HS2 plans to scrap line to Leeds announced before value for money analysis completed
Prime Minister Boris Johnson’s decision to scrap High Speed Rail 2’s (HS2) eastern leg from East Midlands to Leeds was taken without a formal cost-benefit analysis of the remaining line, according to The Sunday Telegraph.
The government decided to abandon the Y-shape of the HS2 route earlier this month, with only the London Euston to Manchester wing of the £96bn taxpayer-funded project remaining intact.
Connections to Leeds have been ditched, with HS2 now stopping at East Midlands Parkway on one side, while plans for a new line between Manchester and Leeds have also been abandoned.
This is despite the route initially being a key plank of Northern Powerhouse Rail.
Despite these seismic changes, Department for Transport had reportedly still not finished calculating HS2’s updated “benefit-cost ratio” as recently as last week.
This is the metric used to assess whether a taxpayer-funded project offers value for money.
Instead, the department told the newspaper that officials had only carried out cost-benefit analysis for Johnson’s overall Integrated Rail Plan.
A Department for Transport spokesman said: “It is untrue that benefit cost ratio analysis was not undertaken. Our £96 billion Integrated Rail Plan was informed by detailed economic and value for money analysis including benefit cost ratios.”
Commenting on future developments, they added: “As individual schemes are taken forward, further cost-benefit analysis will be completed to inform future decisions. This is standard with a project at this stage of development and given the study to be carried out on how to take HS2 services to Leeds.”

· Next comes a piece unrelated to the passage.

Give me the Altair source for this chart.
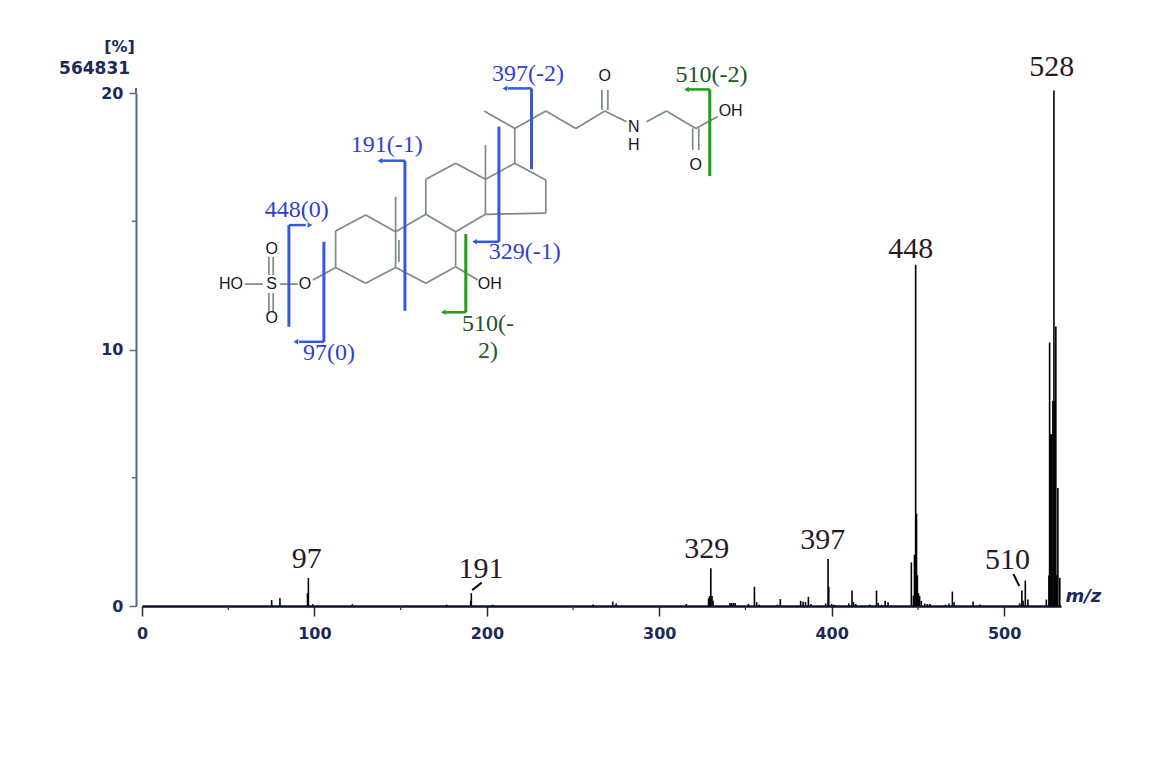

Lord Macpherson of Earl’s Court, the former permanent secretary at the Treasury, told the newspaper it was “very odd” and “surprising” that a value-for-money analysis specifically of the revised HS2 scheme was not produced ahead of the Prime Minister signing off on plans to alter the line.
He said: “In a sensible world when you’re trying to prioritise investment projects you do want the full analysis broken down by project.”
HS2’s former technical director Professor Andrew McNaughton has previously outlined that the West Midlands-Leeds leg was a “core” element for the line.
While some backbenchers criticised the decision to axe the eastern leg of the HS2 route, critics of the scheme are suspicious and believe any new calculations could result in an official assessment showing the rail line offers poor value-for-money.
This follows the last assessment, in 2020, which concluded that the scheme had dropped from “medium” to “low” value.
The lack of clarity over the assessment process is the latest situation where Boris Johnson’s government can be accused of sloppiness.
The confusion over the rail plan follows both Boris Johnson spluttering his way through a speech to the Confederation of British Industry, referencing Peppa Pig and making car noises, and the humiliating climb-down from its attempt to quash Parliamentary standards procedures against the now-resigned former-MP Owen Paterson.